NB: This article was written in 2018, and details may have changed.
Like a lot of Shetlanders, Ryan Stevenson quietly has a few strings to his proverbial bow. He plays a mean fiddle, and was once named Shetland’s Young Traditional Fiddler of the Year. He sails, rows traditional yoal rowing boats, and is a trustee at Shetland Arts, the fund behind many of the islands’ cultural institutions, from galleries to theatres and an indie-focused cinema.
More than this, though, aged just 25 he’s also at the forefront of something remarkable — a new era of boat-building on an archipelago where so much of life, and work, revolves around the sea. Ryan is the project manager of a new boat-building department at Malakoff, Shetland’s oldest marine engineering firm. The company started life as a shipyard around 140 years ago, and has diversified over the years into everything from pipework to ship repairs, renewable energy, designing and building piers, or providing specialist divers for Shetland’s aquaculture, fishing and oil industries.
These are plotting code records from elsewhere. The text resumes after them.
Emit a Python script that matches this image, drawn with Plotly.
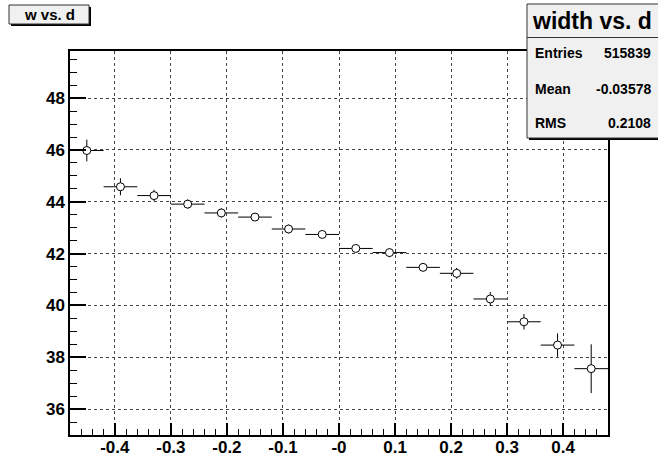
import plotly.graph_objects as go

# Profile of w versus d: bin centres, mean w per bin, error on the mean
d_centers = [-0.45, -0.39, -0.33, -0.27, -0.21, -0.15, -0.09, -0.03,
             0.03, 0.09, 0.15, 0.21, 0.27, 0.33, 0.39, 0.45]
w_mean = [45.98, 44.58, 44.24, 43.91, 43.57, 43.41, 42.95, 42.74,
          42.20, 42.04, 41.47, 41.24, 40.25, 39.37, 38.47, 37.56]
w_err = [0.42, 0.33, 0.22, 0.18, 0.18, 0.12, 0.17, 0.12,
         0.13, 0.18, 0.12, 0.21, 0.27, 0.30, 0.45, 0.94]
bin_half = [0.03] * len(d_centers)

x_tickvals = [-0.4, -0.3, -0.2, -0.1, 0.0, 0.1, 0.2, 0.3, 0.4]
x_ticktext = ["-0.4", "-0.3", "-0.2", "-0.1", "-0", "0.1", "0.2", "0.3", "0.4"]
y_tickvals = [36, 38, 40, 42, 44, 46, 48]

stats_labels = ["Entries", "Mean", "RMS"]
stats_values = ["515839", "-0.03578", "0.2108"]

W, H = 658, 459
L, R, T, B = 70, 50, 51, 24
PW, PH = W - L - R, H - T - B

FONT = "Liberation Sans, Arial, Helvetica, sans-serif"


def px(xp):
    return (xp - L) / PW


def py(yp):
    return (H - B - yp) / PH


fig = go.Figure()
fig.add_trace(go.Scatter(
    x=d_centers, y=w_mean, mode="markers",
    marker=dict(symbol="circle", size=8, color="white",
                line=dict(color="black", width=1)),
    error_x=dict(type="data", array=bin_half, color="black", thickness=1, width=0),
    error_y=dict(type="data", array=w_err, color="black", thickness=1, width=0),
    showlegend=False, hoverinfo="skip",
))

axis_common = dict(
    showline=True, linecolor="black", linewidth=1.5, mirror=True,
    showgrid=True, gridcolor="#444", griddash="dot", gridwidth=1,
    ticks="inside", tickcolor="black", zeroline=False, automargin=False,
    tickfont=dict(family=FONT, size=17, color="black", weight="bold"),
)

fig.update_xaxes(
    range=[-0.48, 0.48], tickvals=x_tickvals, ticktext=x_ticktext,
    ticklen=12, tickwidth=1.5, ticklabelstandoff=-4,
    minor=dict(ticks="inside", ticklen=6, tickwidth=1, dtick=0.02, tick0=0,
               tickcolor="black", showgrid=False),
    **axis_common,
)
fig.update_yaxes(
    range=[35.0, 49.82], tickvals=y_tickvals,
    ticklen=16, tickwidth=1.5, ticklabelstandoff=0,
    minor=dict(ticks="inside", ticklen=7, tickwidth=1, dtick=0.5, tick0=0,
               tickcolor="black", showgrid=False),
    **axis_common,
)

shapes = []
annotations = []

# Title pave (top-left) with drop shadow
shapes.append(dict(type="rect", xref="paper", yref="paper",
                   x0=px(11), x1=px(91), y0=py(26), y1=py(7),
                   fillcolor="black", line=dict(width=0), layer="above"))
shapes.append(dict(type="rect", xref="paper", yref="paper",
                   x0=px(9), x1=px(89), y0=py(24), y1=py(5),
                   fillcolor="#f0f0f0", line=dict(color="#333", width=1), layer="above"))
annotations.append(dict(xref="paper", yref="paper", x=px(49), y=py(14.5),
                        text="w vs. d", showarrow=False, xanchor="center", yanchor="middle",
                        font=dict(family=FONT, size=15, color="black", weight="bold")))

# Statistics box (top-right) with drop shadow
shapes.append(dict(type="rect", xref="paper", yref="paper",
                   x0=px(529), x1=px(662), y0=py(140), y1=py(6),
                   fillcolor="black", line=dict(width=0), layer="above"))
shapes.append(dict(type="rect", xref="paper", yref="paper",
                   x0=px(527), x1=px(660), y0=py(138), y1=py(4),
                   fillcolor="#f0f0f0", line=dict(color="#333", width=1), layer="above"))
shapes.append(dict(type="line", xref="paper", yref="paper",
                   x0=px(527), x1=px(660), y0=py(37.5), y1=py(37.5),
                   line=dict(color="#333", width=1), layer="above"))
annotations.append(dict(xref="paper", yref="paper", x=px(592), y=py(21),
                        text="width vs. d", showarrow=False, xanchor="center", yanchor="middle",
                        font=dict(family=FONT, size=23, color="black", weight="bold")))
row_y = [53, 89, 123]
for lab, val, yy in zip(stats_labels, stats_values, row_y):
    annotations.append(dict(xref="paper", yref="paper", x=px(533), y=py(yy),
                            text=lab, showarrow=False, xanchor="left", yanchor="middle",
                            font=dict(family=FONT, size=14, color="black", weight="bold")))
    annotations.append(dict(xref="paper", yref="paper", x=px(653), y=py(yy),
                            text=val, showarrow=False, xanchor="right", yanchor="middle",
                            font=dict(family=FONT, size=14, color="black", weight="bold")))

fig.update_layout(
    width=W, height=H,
    margin=dict(l=L, r=R, t=T, b=B, pad=0),
    paper_bgcolor="white", plot_bgcolor="white",
    shapes=shapes, annotations=annotations,
    showlegend=False,
)

fig.write_html("out.html", include_plotlyjs=True, full_html=True,
               config={"displayModeBar": False})
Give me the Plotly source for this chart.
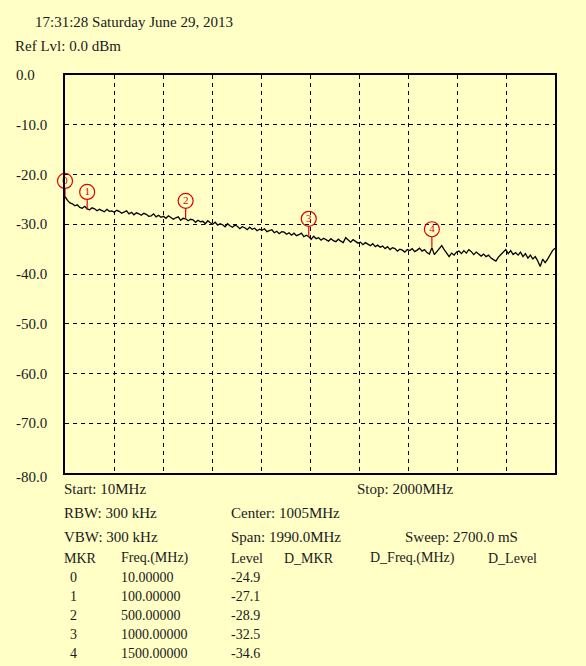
"""
Spectrum analyser screen: trace + markers + info table
"""

import plotly.graph_objects as go
import numpy as np

# ---- data ----
TIMESTAMP = "17:31:28 Saturday June 29, 2013"
REF_LEVEL = "Ref Lvl: 0.0 dBm"

START_MHZ = 10
STOP_MHZ = 2000

# trace levels (dBm), one every 10 MHz from 10 to 2000 MHz
trace_levels = [
    -24.4, -25.2, -25.7, -25.9, -26.3, -26.1, -26.6, -26.8, -26.4, -26.9,
    -27.1, -26.7, -26.9, -27.3, -27.0, -27.2, -27.5, -27.0, -27.4, -27.3,
    -27.6, -27.2, -27.4, -27.8, -27.5, -27.3, -27.9, -27.6, -28.1, -27.7,
    -27.9, -28.2, -27.8, -28.0, -28.4, -28.3, -27.9, -28.5, -28.2, -28.6,
    -28.4, -28.8, -28.3, -28.6, -29.0, -28.7, -28.5, -29.2, -28.8, -28.9,
    -29.3, -29.0, -29.1, -29.6, -29.2, -29.5, -29.4, -29.9, -29.3, -29.7,
    -30.0, -29.6, -30.2, -29.9, -30.1, -30.5, -29.9, -30.3, -30.6, -30.2,
    -30.4, -30.9, -30.5, -30.7, -31.1, -30.6, -31.0, -30.8, -31.3, -31.0,
    -31.2, -30.9, -31.5, -31.3, -31.1, -31.7, -31.4, -31.9, -31.5, -31.6,
    -32.0, -31.7, -32.2, -31.8, -32.3, -32.1, -31.8, -32.5, -32.2, -32.5,
    -33.0, -32.4, -32.9, -32.7, -33.2, -32.8, -33.1, -33.4, -32.9, -33.3,
    -33.5, -33.0, -33.4, -33.7, -32.7, -33.2, -33.6, -33.1, -33.5, -33.8,
    -33.6, -34.1, -33.7, -34.0, -34.3, -33.9, -34.5, -34.2, -34.6, -34.4,
    -34.9, -34.5, -35.1, -34.7, -34.9, -35.4, -35.0, -35.2, -35.6, -35.1,
    -35.3, -34.9, -35.5, -35.2, -34.8, -35.4, -35.1, -35.7, -36.0, -34.7,
    -36.1, -35.5, -34.8, -34.3, -35.1, -35.9, -36.5, -35.8, -36.2, -35.6,
    -35.4, -35.9, -35.3, -35.8, -35.1, -35.5, -36.1, -35.6, -36.0, -36.4,
    -36.0, -36.5, -36.2, -36.8, -37.1, -37.4, -36.6, -36.1, -35.5, -35.1,
    -35.9, -35.3, -36.1, -35.7, -36.2, -35.6, -36.5, -35.9, -36.8, -36.2,
    -37.0, -36.5, -37.4, -38.5, -37.0, -37.7, -37.0, -36.1, -35.3, -34.8,
]
trace_freqs = np.linspace(START_MHZ, STOP_MHZ, len(trace_levels))

# markers
mkr_ids = [0, 1, 2, 3, 4]
mkr_freqs = [10.0, 100.0, 500.0, 1000.0, 1500.0]
mkr_levels = [-24.9, -27.1, -28.9, -32.5, -34.6]

y_ticks = [0, -10, -20, -30, -40, -50, -60, -70, -80]

settings_left = ["Start: 10MHz", "RBW: 300 kHz", "VBW: 300 kHz"]
settings_mid = ["Center: 1005MHz", "Span: 1990.0MHz"]
stop_label = "Stop: 2000MHz"
sweep_label = "Sweep: 2700.0 mS"
table_header = ["MKR", "Freq.(MHz)", "Level", "D_MKR", "D_Freq.(MHz)", "D_Level"]

# ---- style ----
BG = "#FFFFC6"
RED = "#E00000"
TXT = "#1a1a1a"
FONT = "Liberation Serif"
W, H = 586, 666
L, R, T, B = 65, 555, 75, 473   # plot box in pixels


def px(x, y):
    """pixel position -> paper coords"""
    return (x - L) / (R - L), (B - y) / (B - T)


def label(fig, x, y, text, size=15):
    xp, yp = px(x, y)
    fig.add_annotation(
        x=xp, y=yp, xref="paper", yref="paper", text=text,
        showarrow=False, xanchor="left", yanchor="middle",
        font=dict(family=FONT, size=size, color=TXT)
    )


fig = go.Figure()

fig.add_trace(go.Scatter(
    x=trace_freqs, y=trace_levels, mode="lines",
    line=dict(color="black", width=1.3), hoverinfo="skip"
))

# marker stems (from level up to the circle)
stem_x, stem_y = [], []
for f, lv in zip(mkr_freqs, mkr_levels):
    stem_x += [f, f, None]
    stem_y += [lv, lv + 2.1, None]
fig.add_trace(go.Scatter(
    x=stem_x, y=stem_y, mode="lines",
    line=dict(color=RED, width=1.2), cliponaxis=False, hoverinfo="skip"
))

# marker circles with numbers
fig.add_trace(go.Scatter(
    x=mkr_freqs, y=[lv + 3.6 for lv in mkr_levels],
    mode="markers+text", text=[str(m) for m in mkr_ids],
    textposition="middle center",
    textfont=dict(family=FONT, size=11, color=RED),
    marker=dict(symbol="circle-open", size=15, color=RED, line=dict(width=1.2)),
    cliponaxis=False, hoverinfo="skip"
))

fig.update_xaxes(
    range=[START_MHZ, STOP_MHZ], tick0=START_MHZ, dtick=(STOP_MHZ - START_MHZ) / 10,
    showticklabels=False, ticks="", showgrid=True, gridcolor="black",
    gridwidth=1, griddash="4px,4px", zeroline=False,
    showline=True, linecolor="black", linewidth=2, mirror=True
)
fig.update_yaxes(
    range=[-80, 0], tickvals=y_ticks, showticklabels=False, ticks="",
    showgrid=True, gridcolor="black", gridwidth=1, griddash="4px,4px",
    zeroline=False, showline=True, linecolor="black", linewidth=2, mirror=True
)

# y labels, left aligned like the instrument
for v in y_ticks:
    fig.add_annotation(
        x=0, y=v, xref="paper", yref="y", text=f"{v:.1f}",
        showarrow=False, xanchor="left", yanchor="middle", xshift=-51,
        yshift=-4 if v == -80 else 0,
        font=dict(family=FONT, size=15, color=TXT)
    )

label(fig, 33, 22, TIMESTAMP)
label(fig, 13, 46, REF_LEVEL)

for i, s in enumerate(settings_left):
    label(fig, 62, 489 + i * 24, s)
for i, s in enumerate(settings_mid):
    label(fig, 229, 513 + i * 24, s)
label(fig, 355, 489, stop_label)
label(fig, 403, 537, sweep_label)

# marker table
col_x = [62, 119, 229, 282, 368, 486]
for cx, h in zip(col_x, table_header):
    label(fig, cx, 558, h, size=14)
for i, (m, f, lv) in enumerate(zip(mkr_ids, mkr_freqs, mkr_levels)):
    y = 577 + i * 19.2
    label(fig, 68, y, str(m), size=14)
    label(fig, 119, y, f"{f:.5f}", size=14)
    label(fig, 229, y, f"{lv:.1f}", size=14)

fig.update_layout(
    width=W, height=H,
    margin=dict(l=L, r=W - R, t=T, b=H - B),
    paper_bgcolor=BG, plot_bgcolor=BG,
    showlegend=False
)

# drop the default page margin so the figure sits at the window corner
fig.write_html(
    "out.html",
    config={"displayModeBar": False},
    post_script="document.body.style.margin='0';"
                "document.body.style.overflow='hidden';"
                "document.body.style.background='" + BG + "';"
)
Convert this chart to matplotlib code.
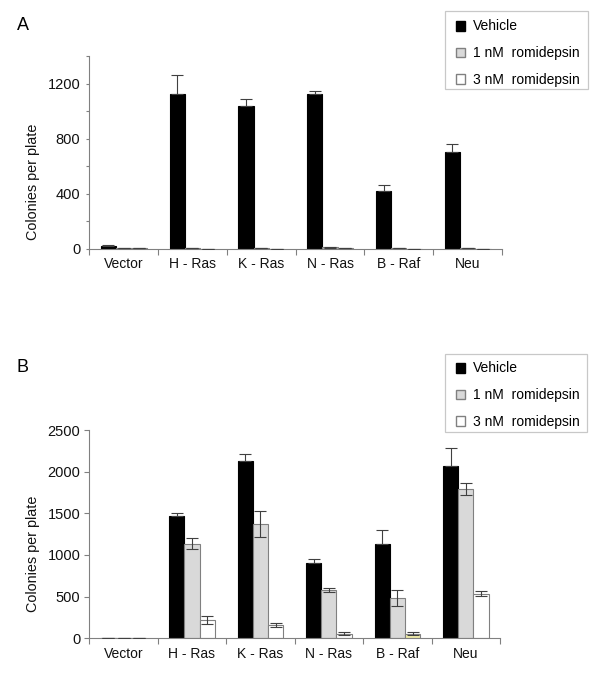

Ryan’s side of the business is one of Malakoff’s newest and most noteworthy. In the 1980s, Malakoff started building small aluminium boats to provide for Shetland’s nascent aquaculture industry, particularly the new salmon farms that were popping up across the islands. The commissions have gradually become bigger and more ambitious, and in 2016 Ryan led the creation of a new specialist boat-building department.